Defendant next contends that the trial court erred in denying the defendant's pretrial motion to strike all aliases from the information.

The original information filed against the defendant read as James Larriemore Bailey a/k/a James L. Bailey a/k/a James Larriemore a/k/a Jack Albert a/k/a Jay Baldwin a/k/a Jim Crane *367 a/k/a Jonathan L. Bailey. The trial court, after a full hearing on the motion to strike the aliases, found that the defendant had used certain aliases in the past and agreed to leave those aliases on the information and strike all others.

In our opinion the trial court's action was proper. It was established at trial that defendant had purchased the home under an alias. All of the names not used by defendant were struck from the information. We find no prejudice.

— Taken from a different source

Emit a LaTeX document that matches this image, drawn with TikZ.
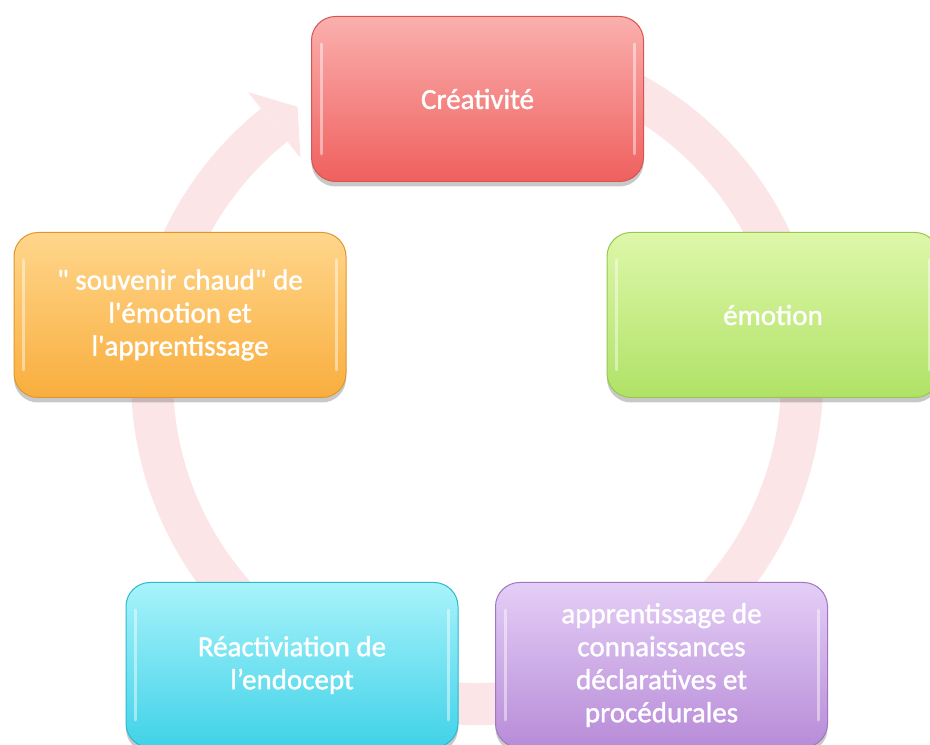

Defendant finally claims that the trial court erred by admitting into evidence testimony claimed to be prejudicial. Defendant here points to five separate instances where testimony was introduced solely to prejudice the defendant in the eyes of the jury. Defendant has not shown how he was prejudiced not has he cited any authority to support his position. We will only say, therefore, that we have reviewed all of the testimony in question and find this issue to be without merit.

Affirmed.

All concurred.

NOTES

[*] Former Supreme Court Justice, sitting on the Court of Appeals by assignment pursuant to Const 1963, art 6, § 23 as amended in 1968.